What the exercise asks – Copy each line of the data below exactly, leaving out pictures.

Given data –
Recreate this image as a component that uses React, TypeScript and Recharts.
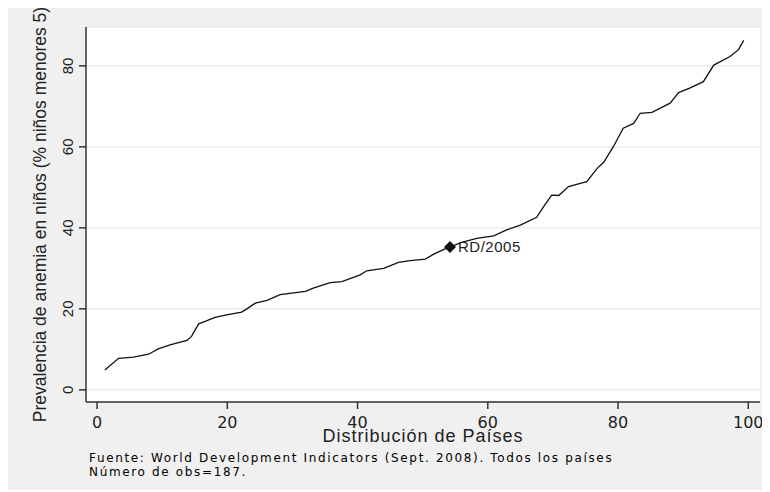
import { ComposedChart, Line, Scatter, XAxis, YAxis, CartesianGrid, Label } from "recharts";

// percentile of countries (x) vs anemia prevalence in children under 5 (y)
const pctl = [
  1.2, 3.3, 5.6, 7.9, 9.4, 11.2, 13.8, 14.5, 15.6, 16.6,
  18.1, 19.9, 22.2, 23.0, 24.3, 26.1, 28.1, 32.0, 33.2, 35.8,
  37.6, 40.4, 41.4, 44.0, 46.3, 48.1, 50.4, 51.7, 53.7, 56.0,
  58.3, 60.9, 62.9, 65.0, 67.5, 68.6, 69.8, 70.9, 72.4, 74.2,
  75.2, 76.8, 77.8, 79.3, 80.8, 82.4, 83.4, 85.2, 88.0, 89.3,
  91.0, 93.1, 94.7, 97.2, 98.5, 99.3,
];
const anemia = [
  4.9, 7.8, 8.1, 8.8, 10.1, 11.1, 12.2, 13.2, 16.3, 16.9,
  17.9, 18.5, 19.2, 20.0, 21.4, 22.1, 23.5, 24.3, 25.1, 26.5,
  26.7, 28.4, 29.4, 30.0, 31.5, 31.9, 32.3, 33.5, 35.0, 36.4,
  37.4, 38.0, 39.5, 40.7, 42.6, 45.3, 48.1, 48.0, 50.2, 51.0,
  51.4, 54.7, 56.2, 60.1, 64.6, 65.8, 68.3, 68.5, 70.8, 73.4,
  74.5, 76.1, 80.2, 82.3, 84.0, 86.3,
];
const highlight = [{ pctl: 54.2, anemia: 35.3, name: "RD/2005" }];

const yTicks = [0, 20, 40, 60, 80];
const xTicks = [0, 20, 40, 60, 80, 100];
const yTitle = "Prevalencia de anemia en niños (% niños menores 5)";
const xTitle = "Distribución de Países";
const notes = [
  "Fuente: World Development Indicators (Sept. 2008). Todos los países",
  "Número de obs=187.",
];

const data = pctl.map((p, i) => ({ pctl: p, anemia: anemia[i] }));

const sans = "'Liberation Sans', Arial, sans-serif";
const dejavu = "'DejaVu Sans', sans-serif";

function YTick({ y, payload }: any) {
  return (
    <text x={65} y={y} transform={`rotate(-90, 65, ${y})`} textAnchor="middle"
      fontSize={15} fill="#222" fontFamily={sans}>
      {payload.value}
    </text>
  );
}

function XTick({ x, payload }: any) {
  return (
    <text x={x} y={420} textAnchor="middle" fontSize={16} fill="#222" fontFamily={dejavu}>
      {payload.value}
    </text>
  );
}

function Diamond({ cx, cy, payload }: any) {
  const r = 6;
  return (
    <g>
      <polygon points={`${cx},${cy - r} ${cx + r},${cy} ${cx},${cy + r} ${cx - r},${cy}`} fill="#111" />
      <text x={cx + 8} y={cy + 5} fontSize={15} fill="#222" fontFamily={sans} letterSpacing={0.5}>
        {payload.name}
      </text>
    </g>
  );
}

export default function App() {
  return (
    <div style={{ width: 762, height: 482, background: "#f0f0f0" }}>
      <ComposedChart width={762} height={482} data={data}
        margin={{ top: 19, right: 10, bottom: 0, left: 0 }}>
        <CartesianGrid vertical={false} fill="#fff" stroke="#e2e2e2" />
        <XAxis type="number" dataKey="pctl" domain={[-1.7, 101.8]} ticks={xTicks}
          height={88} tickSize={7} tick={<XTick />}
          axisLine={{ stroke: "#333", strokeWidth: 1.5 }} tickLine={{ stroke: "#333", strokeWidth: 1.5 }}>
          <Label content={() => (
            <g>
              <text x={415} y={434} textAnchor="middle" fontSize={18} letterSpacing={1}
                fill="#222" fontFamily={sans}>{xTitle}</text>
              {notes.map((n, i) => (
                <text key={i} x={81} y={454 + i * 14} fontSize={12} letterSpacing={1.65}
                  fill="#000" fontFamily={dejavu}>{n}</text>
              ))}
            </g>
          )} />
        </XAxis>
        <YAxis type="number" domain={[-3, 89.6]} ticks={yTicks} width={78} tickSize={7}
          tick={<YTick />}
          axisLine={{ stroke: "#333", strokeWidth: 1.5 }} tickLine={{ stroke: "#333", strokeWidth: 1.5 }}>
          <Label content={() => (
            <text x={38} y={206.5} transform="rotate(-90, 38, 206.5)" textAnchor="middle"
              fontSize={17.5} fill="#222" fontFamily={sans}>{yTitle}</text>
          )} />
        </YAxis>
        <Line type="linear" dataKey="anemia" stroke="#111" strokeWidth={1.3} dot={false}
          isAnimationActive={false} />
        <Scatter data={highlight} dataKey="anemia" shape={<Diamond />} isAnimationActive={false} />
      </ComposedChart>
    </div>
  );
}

Solution below –
Recreate this image as a component that uses React, TypeScript and Recharts.
import { ComposedChart, Line, Scatter, XAxis, YAxis, CartesianGrid, Label } from "recharts";

// percentile of countries (x) vs anemia prevalence in children under 5 (y)
const pctl = [
  1.2, 3.3, 5.6, 7.9, 9.4, 11.2, 13.8, 14.5, 15.6, 16.6,
  18.1, 19.9, 22.2, 23.0, 24.3, 26.1, 28.1, 32.0, 33.2, 35.8,
  37.6, 40.4, 41.4, 44.0, 46.3, 48.1, 50.4, 51.7, 53.7, 56.0,
  58.3, 60.9, 62.9, 65.0, 67.5, 68.6, 69.8, 70.9, 72.4, 74.2,
  75.2, 76.8, 77.8, 79.3, 80.8, 82.4, 83.4, 85.2, 88.0, 89.3,
  91.0, 93.1, 94.7, 97.2, 98.5, 99.3,
];
const anemia = [
  4.9, 7.8, 8.1, 8.8, 10.1, 11.1, 12.2, 13.2, 16.3, 16.9,
  17.9, 18.5, 19.2, 20.0, 21.4, 22.1, 23.5, 24.3, 25.1, 26.5,
  26.7, 28.4, 29.4, 30.0, 31.5, 31.9, 32.3, 33.5, 35.0, 36.4,
  37.4, 38.0, 39.5, 40.7, 42.6, 45.3, 48.1, 48.0, 50.2, 51.0,
  51.4, 54.7, 56.2, 60.1, 64.6, 65.8, 68.3, 68.5, 70.8, 73.4,
  74.5, 76.1, 80.2, 82.3, 84.0, 86.3,
];
const highlight = [{ pctl: 54.2, anemia: 35.3, name: "RD/2005" }];

const yTicks = [0, 20, 40, 60, 80];
const xTicks = [0, 20, 40, 60, 80, 100];
const yTitle = "Prevalencia de anemia en niños (% niños menores 5)";
const xTitle = "Distribución de Países";
const notes = [
  "Fuente: World Development Indicators (Sept. 2008). Todos los países",
  "Número de obs=187.",
];

const data = pctl.map((p, i) => ({ pctl: p, anemia: anemia[i] }));

const sans = "'Liberation Sans', Arial, sans-serif";
const dejavu = "'DejaVu Sans', sans-serif";

function YTick({ y, payload }: any) {
  return (
    <text x={65} y={y} transform={`rotate(-90, 65, ${y})`} textAnchor="middle"
      fontSize={15} fill="#222" fontFamily={sans}>
      {payload.value}
    </text>
  );
}

function XTick({ x, payload }: any) {
  return (
    <text x={x} y={420} textAnchor="middle" fontSize={16} fill="#222" fontFamily={dejavu}>
      {payload.value}
    </text>
  );
}

function Diamond({ cx, cy, payload }: any) {
  const r = 6;
  return (
    <g>
      <polygon points={`${cx},${cy - r} ${cx + r},${cy} ${cx},${cy + r} ${cx - r},${cy}`} fill="#111" />
      <text x={cx + 8} y={cy + 5} fontSize={15} fill="#222" fontFamily={sans} letterSpacing={0.5}>
        {payload.name}
      </text>
    </g>
  );
}

export default function App() {
  return (
    <div style={{ width: 762, height: 482, background: "#f0f0f0" }}>
      <ComposedChart width={762} height={482} data={data}
        margin={{ top: 19, right: 10, bottom: 0, left: 0 }}>
        <CartesianGrid vertical={false} fill="#fff" stroke="#e2e2e2" />
        <XAxis type="number" dataKey="pctl" domain={[-1.7, 101.8]} ticks={xTicks}
          height={88} tickSize={7} tick={<XTick />}
          axisLine={{ stroke: "#333", strokeWidth: 1.5 }} tickLine={{ stroke: "#333", strokeWidth: 1.5 }}>
          <Label content={() => (
            <g>
              <text x={415} y={434} textAnchor="middle" fontSize={18} letterSpacing={1}
                fill="#222" fontFamily={sans}>{xTitle}</text>
              {notes.map((n, i) => (
                <text key={i} x={81} y={454 + i * 14} fontSize={12} letterSpacing={1.65}
                  fill="#000" fontFamily={dejavu}>{n}</text>
              ))}
            </g>
          )} />
        </XAxis>
        <YAxis type="number" domain={[-3, 89.6]} ticks={yTicks} width={78} tickSize={7}
          tick={<YTick />}
          axisLine={{ stroke: "#333", strokeWidth: 1.5 }} tickLine={{ stroke: "#333", strokeWidth: 1.5 }}>
          <Label content={() => (
            <text x={38} y={206.5} transform="rotate(-90, 38, 206.5)" textAnchor="middle"
              fontSize={17.5} fill="#222" fontFamily={sans}>{yTitle}</text>
          )} />
        </YAxis>
        <Line type="linear" dataKey="anemia" stroke="#111" strokeWidth={1.3} dot={false}
          isAnimationActive={false} />
        <Scatter data={highlight} dataKey="anemia" shape={<Diamond />} isAnimationActive={false} />
      </ComposedChart>
    </div>
  );
}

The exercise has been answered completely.